Man, I should go back and play RE4 again. I completely forgot about that guy. It's really awesome when something in a game works out like a scene in a movie. It really gets your adrenaline pumping when you get by on the skin of your teeth, but if just a hair more ends up killing you it can completely destroy that feeling of badassery you'd built up.


Default_picture
October 26, 2010


RE4 is my favorite horror game. It wasn't necessary the psychological horror that you got with something like Silent Hill 2, but the sheer tension from every inch of the game was fantastic. The Verdugo duel, the first encounter with the regenerator, fleeing from IT like a little bitch through the storage carts. 

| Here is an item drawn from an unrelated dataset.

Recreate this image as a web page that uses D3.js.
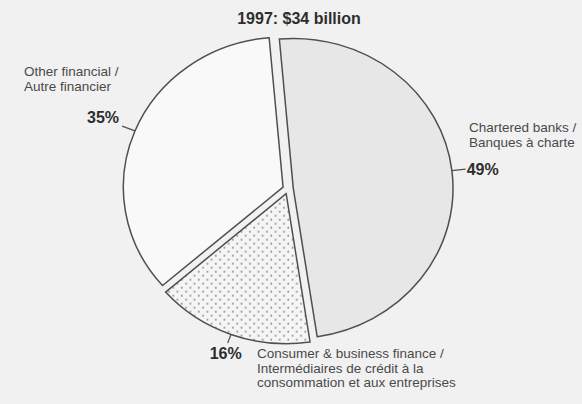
<!DOCTYPE html>
<html>
<head>
<meta charset="utf-8">
<script src="https://cdn.jsdelivr.net/npm/d3@7"></script>
<style>
  html, body { margin: 0; padding: 0; background: #f1f1f1; }
  svg { display: block; }
  text { font-family: "Liberation Sans", Arial, Helvetica, sans-serif; }
</style>
</head>
<body>
<svg id="chart" width="582" height="404"></svg>
<script>
// 1997 financing: share of total ($34 billion) by lender type
const title = "1997: $34 billion";
const categories = ["Chartered banks", "Consumer & business finance", "Other financial"];
const shares = [49, 16, 35];
const percentLabels = ["49%", "16%", "35%"];
const nameLines = [
  ["Chartered banks /", "Banques à charte"],
  ["Consumer & business finance /", "Intermédiaires de crédit à la", "consommation et aux entreprises"],
  ["Other financial /", "Autre financier"]
];

const W = 582, H = 404;
const cx = 288, cy = 189, R = 150;
const sx = 1.065;          // slight horizontal widening of the pie
const explode = 5;         // distance each wedge is pulled out from the centre
const rot = -5 * Math.PI / 180;

const svg = d3.select("#chart");

// stipple pattern for the consumer wedge
const defs = svg.append("defs");
const pat = defs.append("pattern")
  .attr("id", "dots").attr("patternUnits", "userSpaceOnUse")
  .attr("width", 8).attr("height", 8);
pat.append("rect").attr("width", 8).attr("height", 8).attr("fill", "#f5f5f5");
pat.append("circle").attr("cx", 2).attr("cy", 2).attr("r", 0.9).attr("fill", "#8a8a8a");
pat.append("circle").attr("cx", 6).attr("cy", 6).attr("r", 0.9).attr("fill", "#8a8a8a");

const fills = ["#e7e7e7", "url(#dots)", "#f9f9f9"];

svg.append("rect").attr("width", W).attr("height", H).attr("fill", "#f1f1f1");

const pie = d3.pie().sort(null).startAngle(rot).endAngle(rot + 2 * Math.PI);
const arcs = pie(shares);
const arc = d3.arc().innerRadius(0).outerRadius(R);

const slices = svg.selectAll("g.slice")
  .data(arcs)
  .join("g")
  .attr("class", "slice")
  .attr("transform", d => {
    const m = (d.startAngle + d.endAngle) / 2;
    const ox = cx + sx * explode * Math.sin(m);
    const oy = cy - explode * Math.cos(m);
    return `translate(${ox},${oy}) scale(${sx},1)`;
  });

slices.append("path")
  .attr("d", arc)
  .attr("fill", (d, i) => fills[i])
  .attr("stroke", "#4f4f4f")
  .attr("stroke-width", 1.5)
  .attr("stroke-linejoin", "miter")
  .attr("vector-effect", "non-scaling-stroke");

// radial leader ticks at each wedge's mid-angle
const leaderLen = [13, 9, 13];
slices.append("line")
  .attr("x1", d => R * Math.sin((d.startAngle + d.endAngle) / 2))
  .attr("y1", d => -R * Math.cos((d.startAngle + d.endAngle) / 2))
  .attr("x2", (d, i) => (R + leaderLen[i]) * Math.sin((d.startAngle + d.endAngle) / 2))
  .attr("y2", (d, i) => -(R + leaderLen[i]) * Math.cos((d.startAngle + d.endAngle) / 2))
  .attr("stroke", "#4f4f4f")
  .attr("stroke-width", 1.2)
  .attr("vector-effect", "non-scaling-stroke");

// leader end points in page coordinates
function leaderEnd(d, i) {
  const m = (d.startAngle + d.endAngle) / 2;
  const ox = cx + sx * explode * Math.sin(m);
  const oy = cy - explode * Math.cos(m);
  return [ox + sx * (R + leaderLen[i]) * Math.sin(m), oy - (R + leaderLen[i]) * Math.cos(m)];
}

// title
svg.append("text")
  .attr("x", 299).attr("y", 24)
  .attr("text-anchor", "middle")
  .attr("font-size", 16).attr("font-weight", "bold")
  .attr("fill", "#2e2e2e")
  .text(title);

// percentage labels next to the leader ends
const pctPos = [
  (e) => ({ x: e[0] + 1, y: e[1] + 6, anchor: "start" }),
  (e) => ({ x: e[0] - 2, y: e[1] + 16, anchor: "middle" }),
  (e) => ({ x: e[0] - 3, y: e[1] - 3, anchor: "end" })
];
arcs.forEach((d, i) => {
  const p = pctPos[i](leaderEnd(d, i));
  svg.append("text")
    .attr("x", p.x).attr("y", p.y)
    .attr("text-anchor", p.anchor)
    .attr("font-size", 16).attr("font-weight", "bold")
    .attr("fill", "#2e2e2e")
    .text(percentLabels[i]);
});

// category names (English / French)
const namePos = [
  { x: 469, y: 132 },
  { x: 257, y: 358 },
  { x: 24, y: 76 }
];
nameLines.forEach((lines, i) => {
  const t = svg.append("text")
    .attr("x", namePos[i].x).attr("y", namePos[i].y)
    .attr("font-size", 13.5)
    .attr("fill", "#4a4a4a");
  lines.forEach((s, j) => {
    t.append("tspan")
      .attr("x", namePos[i].x)
      .attr("dy", j === 0 ? 0 : 14.5)
      .text(s);
  });
});
</script>
</body>
</html>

Krauser fight was awesome: I had the same experience. Completely out of ammo, I had to resort to my knife. I found out later that the knife does critical damage to him and is one of the best ways to take him out even if you have ammo. Go figure. 


Default_picture
October 26, 2010


Everytime I play RE4 I'm disappointed in how RE5 turned out. RE4 was the perfect blend of tension and action. I played through it 3 times on the Gamecube and twice now on the Wii. I just hope the next game leans more towards it for inspiration.


Madmen_icon
October 26, 2010


Some of my favorite horror moments are the brief hesitations where you know that once you open that door or pick up that crowbar, something very nasty is waiting for you! ... And basically everything in Dead Space. Total heebie-geebies in that one.


Summer_09_029
October 27, 2010


I love reading about the experiences of other gamers that so resemble my own unfortunate exploits in gaming.  That dude on professional was illegally hard.  After he'd eventually raped me of my confidence I eventually said "F*** this," loaded up an older save file, bought a rocket launcher, and the rest was history.  My encounter with Krauser also went this way, I'm embarrased to say.